Gamma-poisson, with truncation and assuming different truncation points

	data {
		int<lower=1> X;
		int<lower=0> x[X];
	}
	transformed data{
		int U[X];
	  for(i in 1:X) U[i] = 150;
	}
	parameters {
		real mu;
		real sigma;
		vector<lower=0>[X] g;
		}
		
	model {
		real lp[2];
			
		mu ~ student_t(4, 0, 2.3);
		sigma ~ student_t(4, 0, 2.3);
		g ~ gamma(1/exp(sigma), 1/exp(sigma));
		

		
		lp[1] = poisson_lpmf(x | exp(mu) * g);
		lp[2] = - poisson_lcdf(U | exp(mu) * g);
	
		target += sum(lp);
		
 }

Gives the wrong mu, as if the truncation wasn’t there. I am pretty sure this is not the right modelling but I cannot think about anything else.

81.39 seconds (Total)

There is an advantage compared to the NB truncated (~300 secs). Still a big loss compared to the naive NB (~3 secs)

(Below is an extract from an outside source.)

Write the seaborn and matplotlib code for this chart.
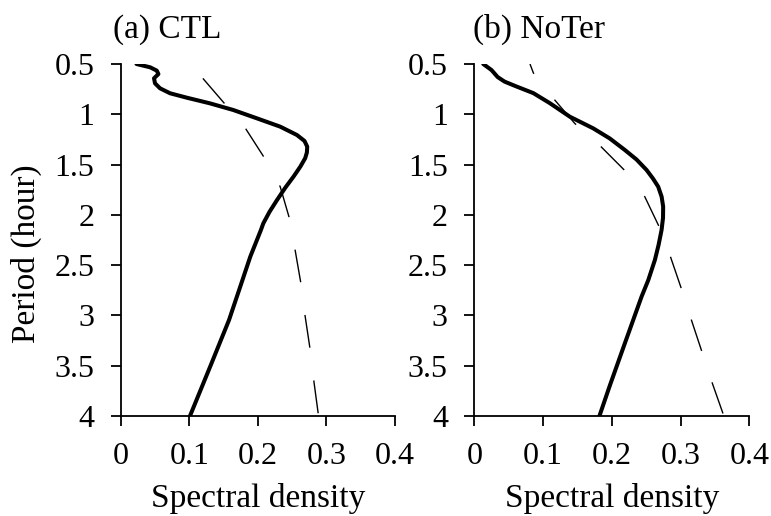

I would start with a Poisson + LogNormal random effect. Doing that allows you to use poisson_log easily and you can use a non-centered parametrisation of the random effect as well. Once that works you can go back to Poisson-Gamma if you really want to.

The poisson logNormal


data{
  int<lower=0> X;
  int x[X];
}

parameters {
  real mu;
  real<lower=0> sigma;
  vector[X] log_lambda;
}

model {
  sigma ~ cauchy(0, 5);
  mu ~ normal(0, 10);
  log_lambda ~ normal(mu, sigma);
  x ~ poisson_log( log_lambda);
}

5.33 seconds (Total)

The poisson-logNormal truncated

data{
  int<lower=0> X;
  int x[X];
}
	transformed data{
		int U[X];
	  for(i in 1:X) U[i] = 150;
	}
parameters {
  real mu;
  real<lower=0> sigma;
  vector[X] log_lambda;
}

model {
	real lp[2];
	
  sigma ~ cauchy(0, 5);
  mu ~ normal(0, 10);
  log_lambda ~ normal(mu, sigma);

  lp[1] = poisson_log_lpmf(x | log_lambda);
	lp[2] = - poisson_lcdf(U | exp(log_lambda));
	
		target += sum(lp);
		
}

Still the wrong mu retrieved. I must be doing something wrong in the truncation. Should I truncate just the poisson I imagine…

64.11 seconds (Total) Similar performances to poisson-gamma

However the point is that I am testing a NB assumption, so I should use a non approximated form of NB. If the poisson-gamma truncation worked, I could almost go with that for my algorithm.

Could you please sample log_lambda via a non-centered parametization? As an alternative to that you can use the cool new multiplier offset magic by doing this:

replace
vector[X] log_lambda;
with
vector<offset=mu,multiplier=sigma>[X] log_lambda;

that’s the same as coding it as NCP (given how I understand this super new thing).